I think a handmade blanket is a WONDERFUL gift, and can even become a family heirloom. I still treasure a very special afghan that my grandmother made for me 25 years ago, not because of what it looks like, but because of the care and love that went into it. :)

new_mommy25
12-05-2004, 04:53 PM
I know that I will treasure a homemade blanket for the rest of my life and will likely never part with it. I could never say the same for a storebought blanket. I always prefer homemade gifts. To me it says that the person was truly thinking of me and that the gift was from the heart.

westchicagomom
12-06-2004, 02:18 AM
I had a friend make DD one of those fleece no-sew blankets in a print that I would not have chosen (winnie the pooh - we really don't do such themes around here). She gave it to DD for Xmas last year at which time I was already one of those people like your SIL who is particular, researches things, etc., but I was overjoyed w/ the gift and the fact that she took the time to do that for DD as we are not that close of friends.

I think your SIL will love it, and unless she is a completely rude and tactless person, you will never know if she doesn't love it, KWIM?

And if she didn't register for anything pink, this will be a color she doesn't have! Personally, I don't think you can go wrong w/ a blanket either. They are so useful.

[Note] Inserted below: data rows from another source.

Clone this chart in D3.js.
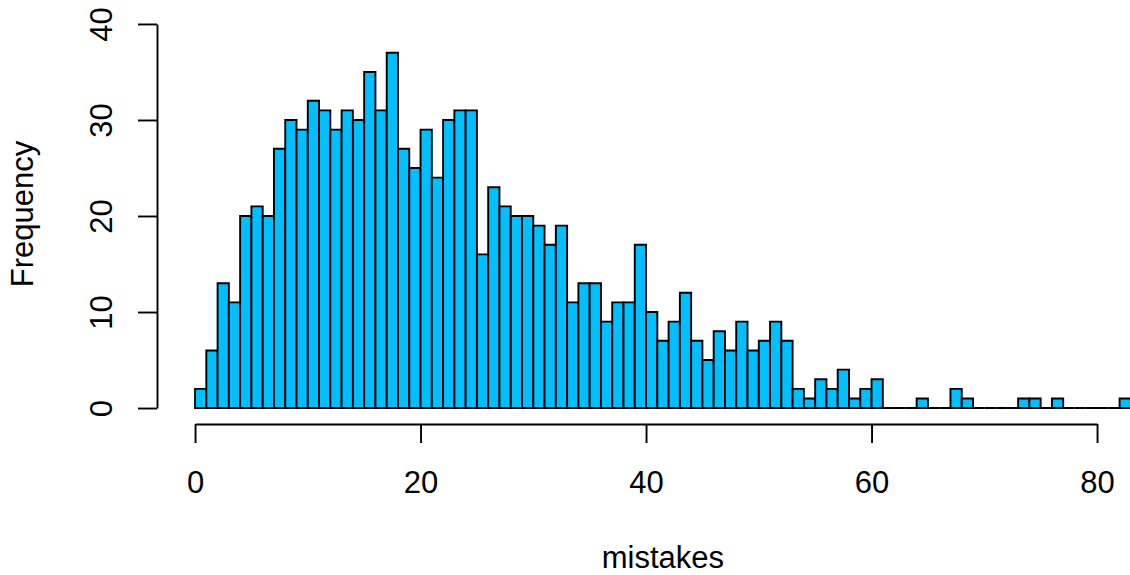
<!DOCTYPE html>
<html>
<head>
<meta charset="utf-8">
<script src="https://cdn.jsdelivr.net/npm/d3@7"></script>
<style>
  body { margin: 0; background: #fff; }
  svg { display: block; font-family: "Liberation Sans", Arial, Helvetica, sans-serif; }
</style>
</head>
<body>
<div class="visHolder"></div>
<script>
// histogram of mistakes, one unit wide bins
var breaks = [0, 1, 2, 3, 4, 5, 6, 7, 8, 9, 10, 11, 12, 13, 14, 15, 16, 17, 18, 19,
    20, 21, 22, 23, 24, 25, 26, 27, 28, 29, 30, 31, 32, 33, 34, 35, 36, 37, 38, 39,
    40, 41, 42, 43, 44, 45, 46, 47, 48, 49, 50, 51, 52, 53, 54, 55, 56, 57, 58, 59,
    60, 61, 62, 63, 64, 65, 66, 67, 68, 69, 70, 71, 72, 73, 74, 75, 76, 77, 78, 79,
    80, 81, 82, 83];

var counts = [2, 6, 13, 11, 20, 21, 20, 27, 30, 29,
    32, 31, 29, 31, 30, 35, 31, 37, 27, 25,
    29, 24, 30, 31, 31, 16, 23, 21, 20, 20,
    19, 17, 19, 11, 13, 13, 9, 11, 11, 17,
    10, 7, 9, 12, 7, 5, 8, 6, 9, 6,
    7, 9, 7, 2, 1, 3, 2, 4, 1, 2,
    3, 0, 0, 0, 1, 0, 0, 2, 1, 0,
    0, 0, 0, 1, 1, 0, 1, 0, 0, 0,
    0, 0, 1];

var xTicks = [0, 20, 40, 60, 80];
var yTicks = [0, 10, 20, 30, 40];

var width = 1130,
    height = 575,
    fontSize = '31px';

var svg = d3
    .select('.visHolder')
    .append('svg')
    .attr('width', width)
    .attr('height', height);

// R style: limits padded by 4%
var xScale = d3.scaleLinear().domain([-3.32, 86.32]).range([157.6, 1168.3]);
var yScale = d3.scaleLinear().domain([-1.6, 41.6]).range([423.4, 8.6]);

var bins = counts.map(function (c, i) {
    return { x0: breaks[i], x1: breaks[i + 1], count: c };
});

// paths so that empty bins still show their flat outline
svg.append('g')
    .selectAll('path')
    .data(bins)
    .enter()
    .append('path')
    .attr('d', function (d) {
        var a = xScale(d.x0), b = xScale(d.x1);
        var y0 = yScale(0), y1 = yScale(d.count);
        return 'M' + a + ',' + y0 + 'H' + b + 'V' + y1 + 'H' + a + 'Z';
    })
    .attr('fill', '#00BFFF')
    .attr('stroke', '#000')
    .attr('stroke-width', 1.9);

var xAxisScale = d3.scaleLinear().domain([0, 80]).range([xScale(0), xScale(80)]);
var xAxis = svg.append('g')
    .attr('transform', 'translate(0, 424)')
    .call(d3.axisBottom(xAxisScale).tickValues(xTicks).tickSize(19).tickSizeOuter(0));

var yAxisScale = d3.scaleLinear().domain([0, 40]).range([yScale(0), yScale(40)]);
var yAxis = svg.append('g')
    .attr('transform', 'translate(157, 0)')
    .call(d3.axisLeft(yAxisScale).tickValues(yTicks).tickSize(19).tickSizeOuter(0));

[xAxis, yAxis].forEach(function (g) {
    g.selectAll('path, line').attr('stroke', '#000').attr('stroke-width', 1.9);
    g.selectAll('text').attr('fill', '#000').style('font-size', fontSize)
        .style('font-family', '"Liberation Sans", Arial, Helvetica, sans-serif');
});

xAxis.selectAll('text').attr('y', 69).attr('dy', 0);
yAxis.selectAll('text')
    .attr('x', 0)
    .attr('dy', 0)
    .attr('text-anchor', 'middle')
    .attr('transform', 'translate(-45, 0) rotate(-90)');

svg.append('text')
    .attr('x', xScale(41.5))
    .attr('y', 568)
    .attr('text-anchor', 'middle')
    .style('font-size', fontSize)
    .text('mistakes');

svg.append('text')
    .attr('transform', 'translate(33, 214) rotate(-90)')
    .attr('text-anchor', 'middle')
    .style('font-size', fontSize)
    .text('Frequency');
</script>
</body>
</html>
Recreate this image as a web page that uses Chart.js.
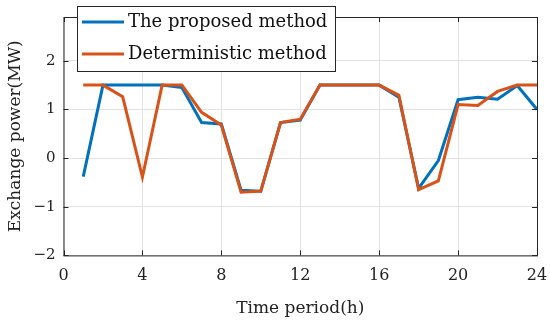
<!DOCTYPE html>
<html>
<head>
<meta charset="utf-8">
<script src="https://cdn.jsdelivr.net/npm/chart.js@4/dist/chart.umd.min.js"></script>
<style>
  html, body { margin: 0; padding: 0; background: #fff; }
  #wrap { width: 550px; height: 322px; }
</style>
</head>
<body>
<div id="wrap"><canvas id="myChart" width="550" height="322"></canvas></div>
<script>
// hours 1..24
const hours = [1, 2, 3, 4, 5, 6, 7, 8, 9, 10, 11, 12, 13, 14, 15, 16, 17, 18, 19, 20, 21, 22, 23, 24];
const proposed = [-0.38, 1.5, 1.5, 1.5, 1.5, 1.45, 0.73, 0.7, -0.66, -0.68, 0.73, 0.78,
                  1.5, 1.5, 1.5, 1.5, 1.25, -0.62, -0.05, 1.2, 1.25, 1.21, 1.49, 1.0];
const deterministic = [1.5, 1.5, 1.26, -0.39, 1.5, 1.5, 0.94, 0.68, -0.7, -0.68, 0.73, 0.8,
                       1.5, 1.5, 1.5, 1.5, 1.29, -0.65, -0.47, 1.1, 1.08, 1.37, 1.5, 1.5];
const xTicks = [0, 4, 8, 12, 16, 20, 24];
const yTicks = [-2, -1, 0, 1, 2];
const labels = ['The proposed method', 'Deterministic method'];

const serif = '"DejaVu Serif", "Liberation Serif", serif';

// box around plot + inward ticks + boxed legend, MATLAB style
const frame = {
  id: 'frame',
  afterDatasetsDraw(chart) {
    const {ctx, chartArea: a, scales} = chart;
    ctx.save();
    ctx.strokeStyle = '#262626';
    ctx.lineWidth = 1;
    ctx.strokeRect(a.left + 0.5, a.top + 0.5, a.right - a.left, a.bottom - a.top);
    ctx.beginPath();
    xTicks.forEach(v => {
      const px = Math.round(scales.x.getPixelForValue(v)) + 0.5;
      ctx.moveTo(px, a.bottom); ctx.lineTo(px, a.bottom - 5);
      ctx.moveTo(px, a.top); ctx.lineTo(px, a.top + 5);
    });
    yTicks.forEach(v => {
      const py = Math.round(scales.y.getPixelForValue(v)) + 0.5;
      ctx.moveTo(a.left, py); ctx.lineTo(a.left + 5, py);
      ctx.moveTo(a.right, py); ctx.lineTo(a.right - 5, py);
    });
    ctx.stroke();

    // legend
    const bx = 77, by = 6, bw = 258, bh = 65;
    ctx.fillStyle = '#fff';
    ctx.fillRect(bx, by, bw, bh);
    ctx.strokeStyle = '#262626';
    ctx.strokeRect(bx + 0.5, by + 0.5, bw, bh);
    ctx.font = '18px ' + serif;
    ctx.textBaseline = 'middle';
    chart.data.datasets.forEach((ds, i) => {
      const y = by + 16 + i * 32;
      ctx.strokeStyle = ds.borderColor;
      ctx.lineWidth = 3;
      ctx.beginPath();
      ctx.moveTo(bx + 5, y); ctx.lineTo(bx + 47, y);
      ctx.stroke();
      ctx.fillStyle = '#111';
      ctx.fillText(ds.label, bx + 51, y);
    });
    ctx.restore();
  }
};

new Chart(document.getElementById('myChart'), {
  type: 'line',
  data: {
    datasets: [{
      label: labels[0],
      data: hours.map((h, i) => ({x: h, y: proposed[i]})),
      borderColor: '#0072BD',
      borderWidth: 3,
      pointRadius: 0,
      tension: 0,
      order: 2
    }, {
      label: labels[1],
      data: hours.map((h, i) => ({x: h, y: deterministic[i]})),
      borderColor: '#D95319',
      borderWidth: 3,
      pointRadius: 0,
      tension: 0,
      order: 1
    }]
  },
  options: {
    responsive: false,
    animation: false,
    layout: {padding: {top: 7, right: 13, left: 5, bottom: 3}},
    plugins: {legend: {display: false}, tooltip: {enabled: false}},
    scales: {
      x: {
        type: 'linear',
        min: 0, max: 24,
        afterBuildTicks: s => { s.ticks = xTicks.map(v => ({value: v})); },
        afterFit: s => { s.paddingRight = 0; },
        grid: {color: '#e3e3e3', drawTicks: false},
        border: {display: false},
        ticks: {color: '#222', font: {family: serif, size: 16}, padding: 10.5},
        title: {display: true, text: 'Time period(h)', color: '#222',
                font: {family: serif, size: 17}, padding: {top: 3, bottom: 0}}
      },
      y: {
        min: -2, max: 2.9,
        afterBuildTicks: s => { s.ticks = yTicks.map(v => ({value: v})); },
        grid: {color: '#e3e3e3', drawTicks: false},
        border: {display: false},
        ticks: {color: '#222', font: {family: serif, size: 15}, padding: 8,
                callback: v => v < 0 ? '\u2212' + Math.abs(v) : v},
        title: {display: true, text: 'Exchange power(MW)', color: '#222',
                font: {family: serif, size: 17}, padding: {top: 0, bottom: 0}}
      }
    }
  },
  plugins: [frame]
});
</script>
</body>
</html>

I hope the shower is a lot better than you are anticipating - fortunately I haven't had to go to an in-laws shower as they were all done having kids before I met DH. I am sure it will all be fine and your handiwork will be admired by everyone there.

papal
12-06-2004, 08:55 AM
Kath.. i am SURE a handmade blanket will be saved and treasured for many many years to come. Hardly anyone has time these days to make a handmade item... don't worry.. she will love it!